From the records below, copy out exactly the lines from the one containing "Generate a web" to the one containing "var barW = 0.2;", both included. Add nothing else.

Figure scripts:
** START **
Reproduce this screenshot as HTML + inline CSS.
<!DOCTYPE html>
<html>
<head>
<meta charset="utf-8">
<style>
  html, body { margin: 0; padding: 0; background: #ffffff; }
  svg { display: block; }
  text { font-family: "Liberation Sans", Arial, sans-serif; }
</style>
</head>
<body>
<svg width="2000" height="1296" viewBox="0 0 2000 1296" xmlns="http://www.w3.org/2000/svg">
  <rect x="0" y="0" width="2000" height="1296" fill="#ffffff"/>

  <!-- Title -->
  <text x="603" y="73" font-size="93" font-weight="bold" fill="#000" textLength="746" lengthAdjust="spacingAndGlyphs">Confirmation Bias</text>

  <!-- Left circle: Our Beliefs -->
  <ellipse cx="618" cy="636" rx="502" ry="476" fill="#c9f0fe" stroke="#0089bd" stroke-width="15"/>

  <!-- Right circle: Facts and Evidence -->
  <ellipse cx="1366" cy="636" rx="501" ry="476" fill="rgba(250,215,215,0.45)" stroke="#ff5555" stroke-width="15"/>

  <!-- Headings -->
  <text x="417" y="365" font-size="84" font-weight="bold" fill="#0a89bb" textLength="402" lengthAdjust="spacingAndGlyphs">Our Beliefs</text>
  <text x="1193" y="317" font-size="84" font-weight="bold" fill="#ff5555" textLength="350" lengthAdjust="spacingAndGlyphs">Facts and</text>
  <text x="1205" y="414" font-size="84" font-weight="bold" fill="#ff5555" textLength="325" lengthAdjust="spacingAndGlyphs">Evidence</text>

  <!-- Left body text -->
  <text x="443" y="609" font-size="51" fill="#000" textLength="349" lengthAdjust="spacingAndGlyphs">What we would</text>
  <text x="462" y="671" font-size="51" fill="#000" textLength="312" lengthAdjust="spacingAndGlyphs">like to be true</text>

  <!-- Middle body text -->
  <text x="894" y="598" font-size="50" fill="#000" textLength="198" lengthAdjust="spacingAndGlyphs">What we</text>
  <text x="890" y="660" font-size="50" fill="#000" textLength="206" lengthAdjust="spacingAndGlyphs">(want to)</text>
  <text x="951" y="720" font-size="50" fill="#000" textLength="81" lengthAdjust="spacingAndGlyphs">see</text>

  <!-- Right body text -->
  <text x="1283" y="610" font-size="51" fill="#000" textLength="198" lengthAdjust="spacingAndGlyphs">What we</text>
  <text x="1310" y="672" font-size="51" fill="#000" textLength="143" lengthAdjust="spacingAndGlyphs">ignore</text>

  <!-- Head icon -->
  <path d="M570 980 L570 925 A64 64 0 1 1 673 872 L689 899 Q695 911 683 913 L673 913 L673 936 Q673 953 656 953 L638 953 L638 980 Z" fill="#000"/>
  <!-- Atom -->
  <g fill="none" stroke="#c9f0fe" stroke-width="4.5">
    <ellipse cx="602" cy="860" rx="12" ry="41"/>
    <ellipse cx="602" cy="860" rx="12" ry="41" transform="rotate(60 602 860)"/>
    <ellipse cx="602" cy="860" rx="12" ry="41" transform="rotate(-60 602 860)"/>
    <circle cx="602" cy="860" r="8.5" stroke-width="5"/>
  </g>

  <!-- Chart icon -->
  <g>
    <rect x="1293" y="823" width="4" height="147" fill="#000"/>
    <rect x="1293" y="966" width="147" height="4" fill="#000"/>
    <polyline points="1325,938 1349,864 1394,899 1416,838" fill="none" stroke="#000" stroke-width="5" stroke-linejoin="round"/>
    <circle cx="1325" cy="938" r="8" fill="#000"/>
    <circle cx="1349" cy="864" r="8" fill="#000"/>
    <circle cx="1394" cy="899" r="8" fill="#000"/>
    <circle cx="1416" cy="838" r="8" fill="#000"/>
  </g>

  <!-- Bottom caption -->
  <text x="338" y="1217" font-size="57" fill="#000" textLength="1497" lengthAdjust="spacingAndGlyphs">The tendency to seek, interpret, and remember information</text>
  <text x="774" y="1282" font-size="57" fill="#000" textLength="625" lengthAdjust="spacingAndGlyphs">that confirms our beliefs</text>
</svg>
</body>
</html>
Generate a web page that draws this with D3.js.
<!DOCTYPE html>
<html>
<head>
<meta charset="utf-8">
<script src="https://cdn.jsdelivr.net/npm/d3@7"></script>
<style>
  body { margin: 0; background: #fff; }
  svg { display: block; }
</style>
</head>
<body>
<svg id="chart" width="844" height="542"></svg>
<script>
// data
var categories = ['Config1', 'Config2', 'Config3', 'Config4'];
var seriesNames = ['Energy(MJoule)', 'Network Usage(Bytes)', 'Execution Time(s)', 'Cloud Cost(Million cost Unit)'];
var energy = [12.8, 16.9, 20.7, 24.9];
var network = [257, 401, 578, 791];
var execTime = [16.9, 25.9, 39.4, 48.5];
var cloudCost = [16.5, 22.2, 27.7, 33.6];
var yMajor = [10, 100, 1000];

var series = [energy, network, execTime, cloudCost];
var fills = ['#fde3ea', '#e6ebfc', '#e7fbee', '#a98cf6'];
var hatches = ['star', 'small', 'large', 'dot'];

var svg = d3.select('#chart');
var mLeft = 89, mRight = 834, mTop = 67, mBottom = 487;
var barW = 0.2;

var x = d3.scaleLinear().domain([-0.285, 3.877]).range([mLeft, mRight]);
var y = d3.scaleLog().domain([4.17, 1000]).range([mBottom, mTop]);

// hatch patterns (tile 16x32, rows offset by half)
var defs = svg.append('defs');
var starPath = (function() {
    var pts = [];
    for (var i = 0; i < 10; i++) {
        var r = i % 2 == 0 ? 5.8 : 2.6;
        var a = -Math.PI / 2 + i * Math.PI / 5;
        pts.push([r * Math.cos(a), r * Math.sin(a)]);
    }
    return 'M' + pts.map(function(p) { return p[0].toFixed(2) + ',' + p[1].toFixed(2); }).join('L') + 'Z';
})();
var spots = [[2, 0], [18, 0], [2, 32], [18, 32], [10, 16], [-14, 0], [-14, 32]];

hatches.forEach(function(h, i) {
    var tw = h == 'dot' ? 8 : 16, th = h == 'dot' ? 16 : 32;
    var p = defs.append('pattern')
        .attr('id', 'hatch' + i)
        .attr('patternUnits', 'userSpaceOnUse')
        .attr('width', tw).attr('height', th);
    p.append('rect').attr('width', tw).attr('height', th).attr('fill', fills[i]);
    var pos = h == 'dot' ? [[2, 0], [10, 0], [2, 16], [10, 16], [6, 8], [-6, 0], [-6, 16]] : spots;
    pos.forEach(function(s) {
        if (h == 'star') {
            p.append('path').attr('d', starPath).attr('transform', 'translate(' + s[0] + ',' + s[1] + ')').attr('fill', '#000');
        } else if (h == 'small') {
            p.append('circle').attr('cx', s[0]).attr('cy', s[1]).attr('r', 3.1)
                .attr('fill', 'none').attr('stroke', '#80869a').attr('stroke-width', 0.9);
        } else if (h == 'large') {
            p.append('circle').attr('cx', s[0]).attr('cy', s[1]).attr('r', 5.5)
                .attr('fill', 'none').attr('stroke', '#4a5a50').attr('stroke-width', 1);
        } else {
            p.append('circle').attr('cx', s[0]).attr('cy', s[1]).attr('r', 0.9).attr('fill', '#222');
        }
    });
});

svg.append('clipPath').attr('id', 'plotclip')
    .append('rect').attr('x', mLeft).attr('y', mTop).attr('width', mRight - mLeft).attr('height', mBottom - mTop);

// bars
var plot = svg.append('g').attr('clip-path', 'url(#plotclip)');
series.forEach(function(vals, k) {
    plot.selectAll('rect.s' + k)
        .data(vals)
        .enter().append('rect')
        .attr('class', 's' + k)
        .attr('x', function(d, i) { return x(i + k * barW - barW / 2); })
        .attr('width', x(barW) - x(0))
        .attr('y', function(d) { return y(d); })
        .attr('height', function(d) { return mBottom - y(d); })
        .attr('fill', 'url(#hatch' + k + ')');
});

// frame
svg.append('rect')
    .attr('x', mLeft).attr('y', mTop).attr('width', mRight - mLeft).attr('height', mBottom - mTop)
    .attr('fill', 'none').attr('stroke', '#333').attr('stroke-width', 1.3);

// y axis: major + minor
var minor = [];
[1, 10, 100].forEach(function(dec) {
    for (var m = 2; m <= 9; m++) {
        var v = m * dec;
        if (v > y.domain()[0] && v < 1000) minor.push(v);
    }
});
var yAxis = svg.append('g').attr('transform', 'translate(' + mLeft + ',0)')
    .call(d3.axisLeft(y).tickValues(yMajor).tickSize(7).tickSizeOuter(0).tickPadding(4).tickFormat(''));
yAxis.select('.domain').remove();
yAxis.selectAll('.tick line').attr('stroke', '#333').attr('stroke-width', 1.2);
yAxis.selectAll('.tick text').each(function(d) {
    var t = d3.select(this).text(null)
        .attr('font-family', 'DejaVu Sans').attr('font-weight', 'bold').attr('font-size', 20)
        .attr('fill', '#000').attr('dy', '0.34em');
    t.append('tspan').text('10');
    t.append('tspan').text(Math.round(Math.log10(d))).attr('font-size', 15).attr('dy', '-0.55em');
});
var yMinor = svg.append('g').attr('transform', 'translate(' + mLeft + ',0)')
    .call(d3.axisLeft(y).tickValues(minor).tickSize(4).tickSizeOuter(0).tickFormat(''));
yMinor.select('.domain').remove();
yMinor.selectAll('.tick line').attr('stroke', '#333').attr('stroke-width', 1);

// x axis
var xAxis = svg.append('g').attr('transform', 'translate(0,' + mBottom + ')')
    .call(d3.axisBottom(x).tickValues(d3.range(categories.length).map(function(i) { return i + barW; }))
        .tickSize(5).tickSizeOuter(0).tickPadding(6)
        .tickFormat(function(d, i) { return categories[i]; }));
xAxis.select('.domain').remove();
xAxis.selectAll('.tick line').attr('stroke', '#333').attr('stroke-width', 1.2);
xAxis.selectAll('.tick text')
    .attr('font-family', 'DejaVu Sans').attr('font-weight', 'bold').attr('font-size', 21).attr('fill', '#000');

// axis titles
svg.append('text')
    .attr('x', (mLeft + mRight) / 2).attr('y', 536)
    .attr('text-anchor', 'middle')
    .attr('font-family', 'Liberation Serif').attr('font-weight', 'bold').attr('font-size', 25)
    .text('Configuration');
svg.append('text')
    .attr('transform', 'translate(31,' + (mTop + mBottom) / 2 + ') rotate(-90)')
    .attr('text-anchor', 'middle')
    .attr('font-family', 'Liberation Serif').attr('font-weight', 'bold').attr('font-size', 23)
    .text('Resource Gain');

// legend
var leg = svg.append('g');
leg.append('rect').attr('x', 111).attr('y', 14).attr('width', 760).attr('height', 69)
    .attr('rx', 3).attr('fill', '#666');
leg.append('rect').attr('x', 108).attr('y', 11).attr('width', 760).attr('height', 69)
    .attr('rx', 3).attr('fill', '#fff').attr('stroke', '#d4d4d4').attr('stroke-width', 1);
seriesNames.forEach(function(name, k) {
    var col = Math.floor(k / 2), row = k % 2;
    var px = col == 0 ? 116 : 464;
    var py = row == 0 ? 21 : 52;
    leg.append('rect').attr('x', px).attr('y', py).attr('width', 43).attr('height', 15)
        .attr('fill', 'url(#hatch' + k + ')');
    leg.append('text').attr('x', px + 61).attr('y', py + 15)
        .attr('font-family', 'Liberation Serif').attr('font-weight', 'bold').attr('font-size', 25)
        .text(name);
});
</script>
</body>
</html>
** END **
→ Final result:
Generate a web page that draws this with D3.js.
<!DOCTYPE html>
<html>
<head>
<meta charset="utf-8">
<script src="https://cdn.jsdelivr.net/npm/d3@7"></script>
<style>
  body { margin: 0; background: #fff; }
  svg { display: block; }
</style>
</head>
<body>
<svg id="chart" width="844" height="542"></svg>
<script>
// data
var categories = ['Config1', 'Config2', 'Config3', 'Config4'];
var seriesNames = ['Energy(MJoule)', 'Network Usage(Bytes)', 'Execution Time(s)', 'Cloud Cost(Million cost Unit)'];
var energy = [12.8, 16.9, 20.7, 24.9];
var network = [257, 401, 578, 791];
var execTime = [16.9, 25.9, 39.4, 48.5];
var cloudCost = [16.5, 22.2, 27.7, 33.6];
var yMajor = [10, 100, 1000];

var series = [energy, network, execTime, cloudCost];
var fills = ['#fde3ea', '#e6ebfc', '#e7fbee', '#a98cf6'];
var hatches = ['star', 'small', 'large', 'dot'];

var svg = d3.select('#chart');
var mLeft = 89, mRight = 834, mTop = 67, mBottom = 487;
var barW = 0.2;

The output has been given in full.